Just as a medical laboratory analyzes your blood sample to produce the values ​​of various components (concepts), such as the level of glucose, the level of red cells, the level of cholesterol, etc., so the consciousness decomposes the signal (more precisely, the nervous system’s response to it) into all possible known to it today (and in the future they will be different and there will be many more) concepts and their values. At the same time, the rest of the body perceives these results through tabulated sensations (each concept has its own sensory template [1]).

In our everyday language, information is the interpretation by the human mind of the meaning of a received signal.

Here, once again, we imply that: 1) the “received” signal means our brain’s response to either an external or internal signal, 2) “meaning” is a set of concepts invented by us with the values ​​assigned to them by us in this case, and 3) “Interpretation” is the process of decomposing into concepts and assigning values. At the same time, it is clear that in another consciousness, or in our own consciousness at another time, the result of “interpretation” or “meaning” will be different.

It is hard to imagine how many concepts we have not yet come up with and, accordingly, how much new information people of the future will find in the same signal. Most likely they will assume that we knew nothing, or were mistaken in everything.

In mathematical language one can say that Information is a vector of concepts, whereas each concept can be considered as a dimension of an informational space.


  1. Information is a product of consciousness and is a conceptogram of a signal for a given recipient.
  2. In plain language Information is interpretation or meaning of a signal for a given recipient.
  3. In math language Information is a vector of concepts (of consciousness of given recipient).
  4. To produce information a recipient has to be teachable and capable of conceptualization.


I am grateful to Lev Neyman for discussions during this work.
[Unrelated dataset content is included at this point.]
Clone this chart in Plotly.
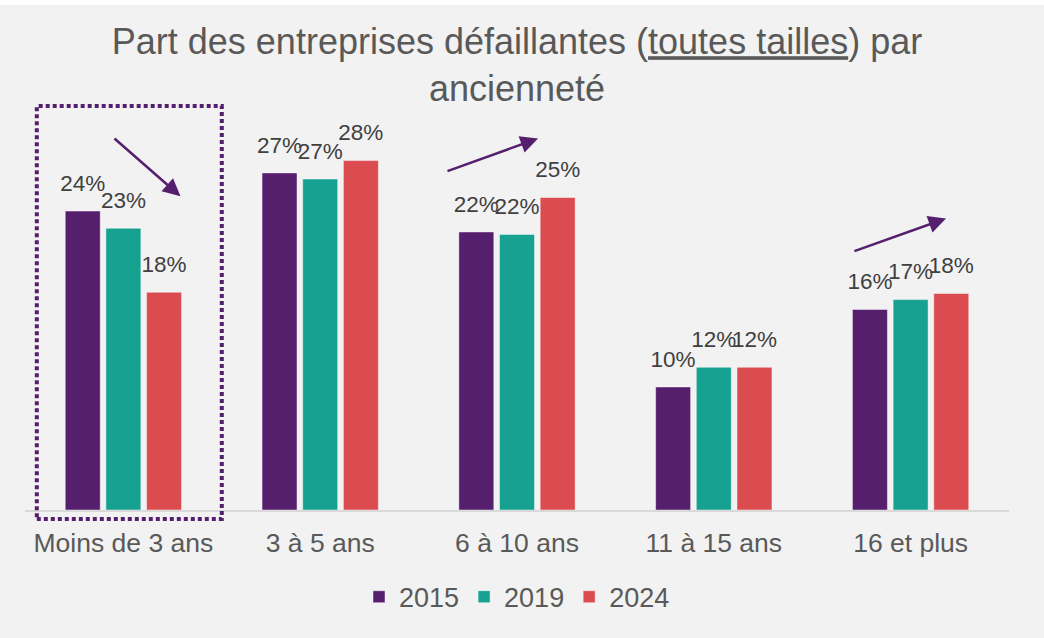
import plotly.graph_objects as go

categories = ["Moins de 3 ans", "3 à 5 ans", "6 à 10 ans", "11 à 15 ans", "16 et plus"]
years = ["2015", "2019", "2024"]
values_2015 = [24.3, 27.4, 22.6, 10.0, 16.3]
values_2019 = [22.9, 26.9, 22.4, 11.6, 17.1]
values_2024 = [17.7, 28.4, 25.4, 11.6, 17.6]
labels_2015 = ["24%", "27%", "22%", "10%", "16%"]
labels_2019 = ["23%", "27%", "22%", "12%", "17%"]
labels_2024 = ["18%", "28%", "25%", "12%", "18%"]
colors = ["#561F6E", "#17A191", "#DA4C50"]

series = [values_2015, values_2019, values_2024]
labels = [labels_2015, labels_2019, labels_2024]

FONT = "Liberation Sans, Arial, sans-serif"
PURPLE = "#561F6E"

fig = go.Figure()
for yr, vals, col in zip(years, series, colors):
    fig.add_trace(go.Bar(
        x=categories, y=vals, name=yr, marker_color=col,
        marker_line=dict(color="rgba(255,255,255,0.45)", width=1),
        hoverinfo="skip",
    ))
# text labels aligned on bars via scatter group mode (invisible markers give spacing)
for yr, vals, lab in zip(years, series, labels):
    fig.add_trace(go.Scatter(
        x=categories, y=vals, text=lab, mode="markers+text",
        textposition="top center",
        marker=dict(size=22, color="rgba(0,0,0,0)"),
        textfont=dict(family=FONT, size=22.5, color="#404040"),
        showlegend=False, hoverinfo="skip", cliponaxis=False,
    ))

# dotted highlight box around first category
fig.add_shape(type="rect", xref="x", yref="paper",
              x0=-0.44, x1=0.50, y0=-0.022, y1=0.995,
              line=dict(color=PURPLE, width=4, dash="4px,3px"),
              fillcolor="rgba(0,0,0,0)", layer="above")

# trend arrows
arrows = [((-0.053, 30.3), (0.290, 25.5)),
          ((1.639, 27.5), (2.107, 30.2)),
          ((3.707, 21.0), (4.180, 23.7))]
for (tx, ty), (hx, hy) in arrows:
    fig.add_annotation(x=hx, y=hy, ax=tx, ay=ty, xref="x", yref="y",
                       axref="x", ayref="y", text="", showarrow=True,
                       arrowhead=2, arrowsize=1.4, arrowwidth=2.5,
                       arrowcolor=PURPLE)

# white strip at top of the image
fig.add_shape(type="rect", xref="paper", yref="paper",
              x0=-0.05, x1=1.05, y0=1.244, y1=1.30,
              line=dict(width=0), fillcolor="white", layer="above")

fig.update_layout(
    width=1044, height=638,
    paper_bgcolor="#F2F2F2", plot_bgcolor="#F2F2F2",
    margin=dict(l=25, r=35, t=104, b=128),
    barmode="group", bargap=0.38, bargroupgap=0.14,
    scattermode="group", scattergap=0.38,
    title=dict(
        text="Part des entreprises défaillantes (<u>toutes tailles</u>) par<br>ancienneté",
        x=0.5, xref="paper", xanchor="center",
        y=0.915, yref="container", yanchor="top",
        font=dict(family=FONT, size=36, color="#595959"),
    ),
    xaxis=dict(showgrid=False, zeroline=False, showline=True,
               linecolor="#D9D9D9", linewidth=1.5, ticks="",
               ticklabelstandoff=8,
               tickfont=dict(family=FONT, size=26.5, color="#595959")),
    yaxis=dict(range=[0, 33], visible=False, showgrid=False),
    legend=dict(orientation="h", x=0.5, xanchor="center",
                y=0.064, yref="container", yanchor="middle",
                font=dict(family=FONT, size=27, color="#595959"),
                bgcolor="rgba(0,0,0,0)"),
    showlegend=True,
)

fig.write_html("out.html", config={"displayModeBar": False},
               post_script="document.body.style.margin='0';")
I am grateful to Professor Vitaly Polunovsky for enlightening me on certain aspects of modern genetics and for discussions of various issues related to this writing.

I am grateful to the Journal of Consciousness Studies for consideration of an earlier version [2] of my article [1] and to its anonymous referees for their reviews, which greatly influenced this writing. Their reviews demonstrated that misunderstanding of Information is so deep in the scientific community that one cannot simply provide a correct definition and ignore the incorrect ones. In particular, I have learned from their criticism that if one mentions word ‘information’ it has to be accompanied by mentioning Shannon and others. Hereby I do. Unfortunately, I cannot cite their works because I did not use any of their findings in my writing.[2] A brief glance at them reveals that what they call Information is actually Data, data structure, signal encoding, and similar. At most, their relation to information can be viewed as informational potential of a signal, i.e. amount and/or structure of data that a signal contains and may potentially trigger within some imaginary consciousness. It certainly does not make these works less important or wrong, or useless. The only claim I am making is that they incorrectly identify the subject of their research as Information while in fact it is either data structure or signal processing or signal encoding, or similar.


[1] Boris Rusakov, “Concepts as Elementary Constituents of Human Consciousness”, arxiv: 2208.09290, 2022

[2]   Boris Rusakov, “Concepts as Building Blocks of Information and The Structure of Consciousness, unpublished

[1] Let us ignore its first sentence that is pure tautology: “… refers to that which has the power to inform”. It is like “Deed is the doing by someone who does”.

[2] Similarly, I did not cite Bible or mentioned God in my article [1] where I described possible scenarios of origin of humans, not because I meant to diminish the religion but simply because I was not compelled to use it in any way.